━━ Information supplied ━━

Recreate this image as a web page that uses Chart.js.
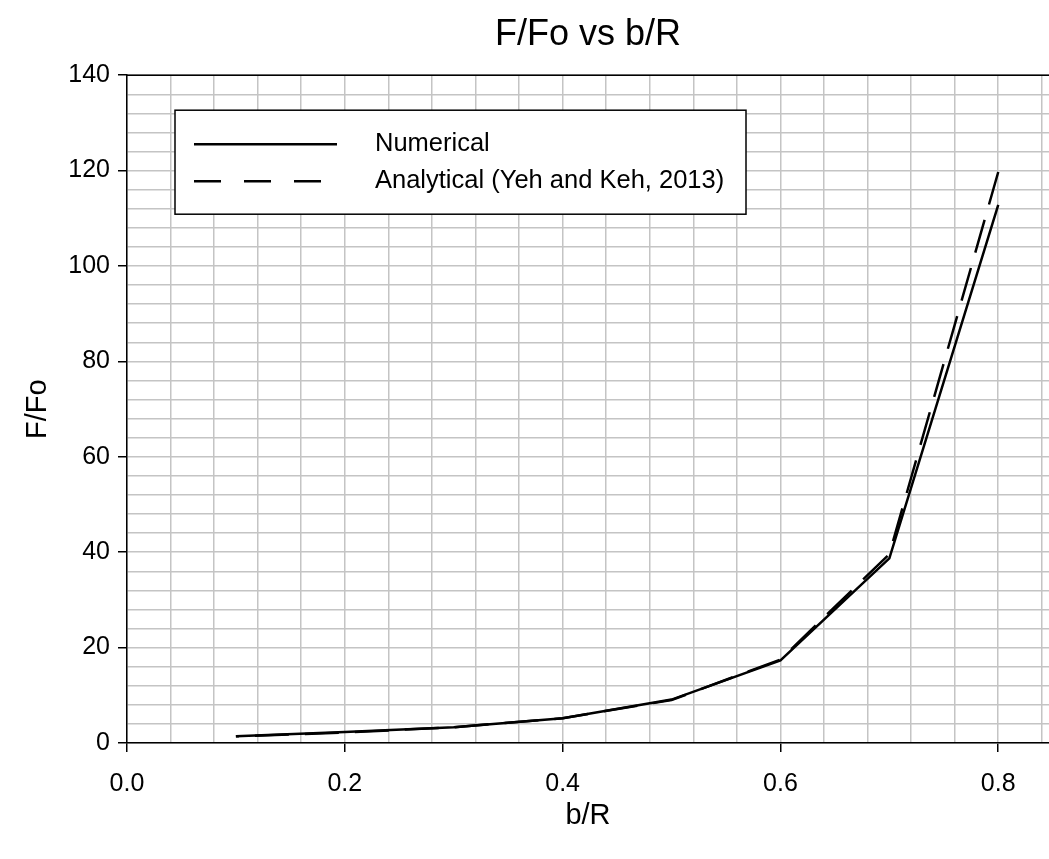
<!DOCTYPE html>
<html>
<head>
<meta charset="utf-8">
<script src="https://cdn.jsdelivr.net/npm/chart.js@4/dist/chart.umd.min.js"></script>
<style>
  html, body { margin: 0; padding: 0; background: #ffffff; }
  canvas { display: block; }
</style>
</head>
<body>
<canvas id="chart" width="1049" height="859"></canvas>
<script>
// values
const bR = [0.1, 0.2, 0.3, 0.4, 0.5, 0.6, 0.7, 0.8];
const numerical = [1.4, 2.3, 3.3, 5.2, 9.1, 17.3, 38.7, 112.8];
const analytical = [1.4, 2.2, 3.3, 5.2, 9.0, 17.5, 39.6, 119.7];

const seriesNames = ["Numerical", "Analytical (Yeh and Keh, 2013)"];
const xMajor = 0.2;
const yMajor = 20;

const FONT = "'Liberation Sans', Arial, sans-serif";

const isMajor = (v, step) => Math.abs(v / step - Math.round(v / step)) < 1e-6;

// black frame line along the top of the plot + boxed legend
const framePlugin = {
  id: "frame",
  beforeDatasetsDraw(chart) {
    const { ctx, chartArea } = chart;
    ctx.save();
    ctx.strokeStyle = "#000000";
    ctx.lineWidth = 1.5;
    ctx.beginPath();
    ctx.moveTo(chartArea.left, chartArea.top);
    ctx.lineTo(chartArea.right, chartArea.top);
    ctx.stroke();
    ctx.restore();
  },
  afterDatasetsDraw(chart) {
    const { ctx, chartArea } = chart;
    const left = chartArea.left + 48;
    const top = chartArea.top + 35;
    const w = 571;
    const h = 104;
    ctx.save();
    ctx.fillStyle = "#ffffff";
    ctx.fillRect(left, top, w, h);
    ctx.strokeStyle = "#000000";
    ctx.lineWidth = 1.5;
    ctx.strokeRect(left, top, w, h);

    chart.data.datasets.forEach((ds, i) => {
      const y = top + 34 + i * 37;
      const dashed = !!ds.borderDash;
      ctx.beginPath();
      ctx.setLineDash(dashed ? [27, 23] : []);
      ctx.lineWidth = ds.borderWidth;
      ctx.strokeStyle = ds.borderColor;
      ctx.moveTo(left + 19, y);
      ctx.lineTo(left + (dashed ? 148 : 162), y);
      ctx.stroke();
      ctx.setLineDash([]);
      ctx.fillStyle = "#000000";
      ctx.font = "25.5px " + FONT;
      ctx.textBaseline = "middle";
      ctx.textAlign = "left";
      ctx.fillText(ds.label, left + 200, y);
    });
    ctx.restore();
  },
};

new Chart(document.getElementById("chart"), {
  type: "line",
  data: {
    labels: bR,
    datasets: [
      {
        label: seriesNames[0],
        data: bR.map((x, i) => ({ x: x, y: numerical[i] })),
        borderColor: "#000000",
        borderWidth: 2.5,
        pointRadius: 0,
        tension: 0,
      },
      {
        label: seriesNames[1],
        data: bR.map((x, i) => ({ x: x, y: analytical[i] })),
        borderColor: "#000000",
        borderWidth: 2.5,
        borderDash: [34, 16],
        borderDashOffset: 31,
        pointRadius: 0,
        tension: 0,
      },
    ],
  },
  options: {
    responsive: false,
    animation: false,
    devicePixelRatio: 1,
    layout: { padding: 0, autoPadding: false },
    plugins: {
      legend: { display: false },
      tooltip: { enabled: false },
      title: {
        display: true,
        text: "F/Fo vs b/R",
        fullSize: false,
        color: "#000000",
        font: { family: FONT, size: 36, weight: "normal" },
        padding: { top: 13, bottom: 19 },
      },
    },
    scales: {
      x: {
        type: "linear",
        min: 0,
        max: 0.8466,
        afterFit: (s) => {
          s.height = 116;
          s.paddingLeft = 0;
          s.paddingRight = 0;
        },
        border: { display: true, color: "#000000", width: 1.5 },
        grid: {
          color: "#c4c4c4",
          lineWidth: 1.5,
          tickLength: 9,
          tickColor: (c) => (c.tick && isMajor(c.tick.value, xMajor) ? "#000000" : "rgba(0,0,0,0)"),
        },
        ticks: {
          stepSize: 0.04,
          includeBounds: false,
          autoSkip: false,
          maxRotation: 0,
          padding: 17,
          color: "#000000",
          font: { family: FONT, size: 25 },
          callback: (v) => (isMajor(v, xMajor) ? v.toFixed(1) : ""),
        },
        title: {
          display: true,
          text: "b/R",
          color: "#000000",
          font: { family: FONT, size: 29 },
          padding: { top: 0, bottom: 26 },
        },
      },
      y: {
        min: 0,
        max: 140,
        afterFit: (s) => {
          s.width = 127;
          s.paddingTop = 0;
          s.paddingBottom = 0;
        },
        border: { display: true, color: "#000000", width: 1.5 },
        grid: {
          color: "#c4c4c4",
          lineWidth: 1.5,
          tickLength: 9,
          tickColor: (c) => (c.tick && isMajor(c.tick.value, yMajor) ? "#000000" : "rgba(0,0,0,0)"),
        },
        ticks: {
          stepSize: 4,
          autoSkip: false,
          padding: 8,
          color: "#000000",
          font: { family: FONT, size: 25 },
          callback: (v) => (isMajor(v, yMajor) ? String(v) : ""),
        },
        title: {
          display: true,
          text: "F/Fo",
          color: "#000000",
          font: { family: FONT, size: 29 },
          padding: { top: 21, bottom: 0 },
        },
      },
    },
  },
  plugins: [framePlugin],
});
</script>
</body>
</html>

━━━

• [What you will do]:
Please write out all of the material above without changing a word, and omit any pictures.

• [Finished answer]:
Recreate this image as a web page that uses Chart.js.
<!DOCTYPE html>
<html>
<head>
<meta charset="utf-8">
<script src="https://cdn.jsdelivr.net/npm/chart.js@4/dist/chart.umd.min.js"></script>
<style>
  html, body { margin: 0; padding: 0; background: #ffffff; }
  canvas { display: block; }
</style>
</head>
<body>
<canvas id="chart" width="1049" height="859"></canvas>
<script>
// values
const bR = [0.1, 0.2, 0.3, 0.4, 0.5, 0.6, 0.7, 0.8];
const numerical = [1.4, 2.3, 3.3, 5.2, 9.1, 17.3, 38.7, 112.8];
const analytical = [1.4, 2.2, 3.3, 5.2, 9.0, 17.5, 39.6, 119.7];

const seriesNames = ["Numerical", "Analytical (Yeh and Keh, 2013)"];
const xMajor = 0.2;
const yMajor = 20;

const FONT = "'Liberation Sans', Arial, sans-serif";

const isMajor = (v, step) => Math.abs(v / step - Math.round(v / step)) < 1e-6;

// black frame line along the top of the plot + boxed legend
const framePlugin = {
  id: "frame",
  beforeDatasetsDraw(chart) {
    const { ctx, chartArea } = chart;
    ctx.save();
    ctx.strokeStyle = "#000000";
    ctx.lineWidth = 1.5;
    ctx.beginPath();
    ctx.moveTo(chartArea.left, chartArea.top);
    ctx.lineTo(chartArea.right, chartArea.top);
    ctx.stroke();
    ctx.restore();
  },
  afterDatasetsDraw(chart) {
    const { ctx, chartArea } = chart;
    const left = chartArea.left + 48;
    const top = chartArea.top + 35;
    const w = 571;
    const h = 104;
    ctx.save();
    ctx.fillStyle = "#ffffff";
    ctx.fillRect(left, top, w, h);
    ctx.strokeStyle = "#000000";
    ctx.lineWidth = 1.5;
    ctx.strokeRect(left, top, w, h);

    chart.data.datasets.forEach((ds, i) => {
      const y = top + 34 + i * 37;
      const dashed = !!ds.borderDash;
      ctx.beginPath();
      ctx.setLineDash(dashed ? [27, 23] : []);
      ctx.lineWidth = ds.borderWidth;
      ctx.strokeStyle = ds.borderColor;
      ctx.moveTo(left + 19, y);
      ctx.lineTo(left + (dashed ? 148 : 162), y);
      ctx.stroke();
      ctx.setLineDash([]);
      ctx.fillStyle = "#000000";
      ctx.font = "25.5px " + FONT;
      ctx.textBaseline = "middle";
      ctx.textAlign = "left";
      ctx.fillText(ds.label, left + 200, y);
    });
    ctx.restore();
  },
};

new Chart(document.getElementById("chart"), {
  type: "line",
  data: {
    labels: bR,
    datasets: [
      {
        label: seriesNames[0],
        data: bR.map((x, i) => ({ x: x, y: numerical[i] })),
        borderColor: "#000000",
        borderWidth: 2.5,
        pointRadius: 0,
        tension: 0,
      },
      {
        label: seriesNames[1],
        data: bR.map((x, i) => ({ x: x, y: analytical[i] })),
        borderColor: "#000000",
        borderWidth: 2.5,
        borderDash: [34, 16],
        borderDashOffset: 31,
        pointRadius: 0,
        tension: 0,
      },
    ],
  },
  options: {
    responsive: false,
    animation: false,
    devicePixelRatio: 1,
    layout: { padding: 0, autoPadding: false },
    plugins: {
      legend: { display: false },
      tooltip: { enabled: false },
      title: {
        display: true,
        text: "F/Fo vs b/R",
        fullSize: false,
        color: "#000000",
        font: { family: FONT, size: 36, weight: "normal" },
        padding: { top: 13, bottom: 19 },
      },
    },
    scales: {
      x: {
        type: "linear",
        min: 0,
        max: 0.8466,
        afterFit: (s) => {
          s.height = 116;
          s.paddingLeft = 0;
          s.paddingRight = 0;
        },
        border: { display: true, color: "#000000", width: 1.5 },
        grid: {
          color: "#c4c4c4",
          lineWidth: 1.5,
          tickLength: 9,
          tickColor: (c) => (c.tick && isMajor(c.tick.value, xMajor) ? "#000000" : "rgba(0,0,0,0)"),
        },
        ticks: {
          stepSize: 0.04,
          includeBounds: false,
          autoSkip: false,
          maxRotation: 0,
          padding: 17,
          color: "#000000",
          font: { family: FONT, size: 25 },
          callback: (v) => (isMajor(v, xMajor) ? v.toFixed(1) : ""),
        },
        title: {
          display: true,
          text: "b/R",
          color: "#000000",
          font: { family: FONT, size: 29 },
          padding: { top: 0, bottom: 26 },
        },
      },
      y: {
        min: 0,
        max: 140,
        afterFit: (s) => {
          s.width = 127;
          s.paddingTop = 0;
          s.paddingBottom = 0;
        },
        border: { display: true, color: "#000000", width: 1.5 },
        grid: {
          color: "#c4c4c4",
          lineWidth: 1.5,
          tickLength: 9,
          tickColor: (c) => (c.tick && isMajor(c.tick.value, yMajor) ? "#000000" : "rgba(0,0,0,0)"),
        },
        ticks: {
          stepSize: 4,
          autoSkip: false,
          padding: 8,
          color: "#000000",
          font: { family: FONT, size: 25 },
          callback: (v) => (isMajor(v, yMajor) ? String(v) : ""),
        },
        title: {
          display: true,
          text: "F/Fo",
          color: "#000000",
          font: { family: FONT, size: 29 },
          padding: { top: 21, bottom: 0 },
        },
      },
    },
  },
  plugins: [framePlugin],
});
</script>
</body>
</html>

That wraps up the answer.